CPU time vs CPU percentage
There are 2 metrics that reflect CPU usage. CPU time and CPU percentage
CPU Time is useful for apps hosted in Free or Shared plans since one of their quotas is defined in CPU minutes used by the app.
CPU percentage on the other hand is useful for apps hosted in basic, standard and premium plans since they can be scaled out and this metric is a good indication of the overall usage across all instances.
Metrics Granularity and Retention Policy
Metrics for an application and app service plan are logged and aggregated by the service with the following granularities and retention policies:
- Minute granularity metrics are retained for 48 hours
- Hour granularity metrics are retained for 30 days
- Day granularity metrics are retained for 90 days
Monitoring Quotas and Metrics in the Azure Portal.

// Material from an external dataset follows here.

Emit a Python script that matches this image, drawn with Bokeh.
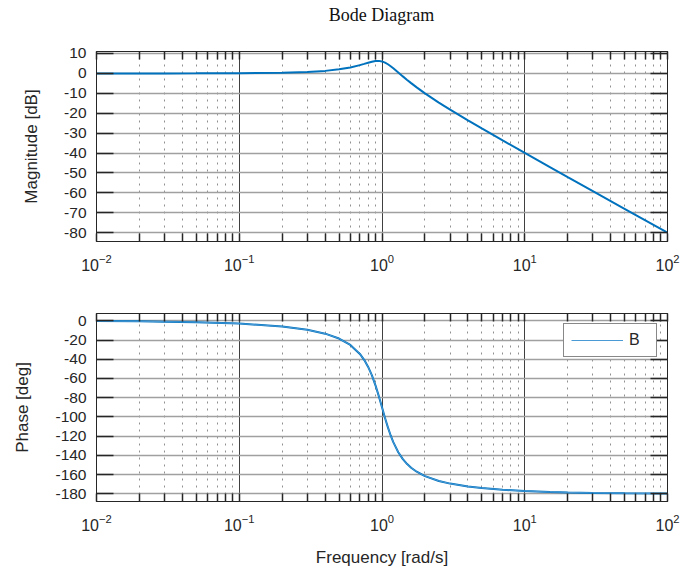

You can review the status of the different quotas and metrics affecting an application in the Azure Portal.
Quotas can be found under Settings>Quotas. The UX allows you to review: (1) the quotas name, (2) its reset interval, (3) its current limit and (4) current value.
Metrics can be access directly from the resource blade. You can also customize the chart by: (1) click on it, and select (2) edit chart. From here you can change the (3) time range, (4) chart type, and (5) metrics to display.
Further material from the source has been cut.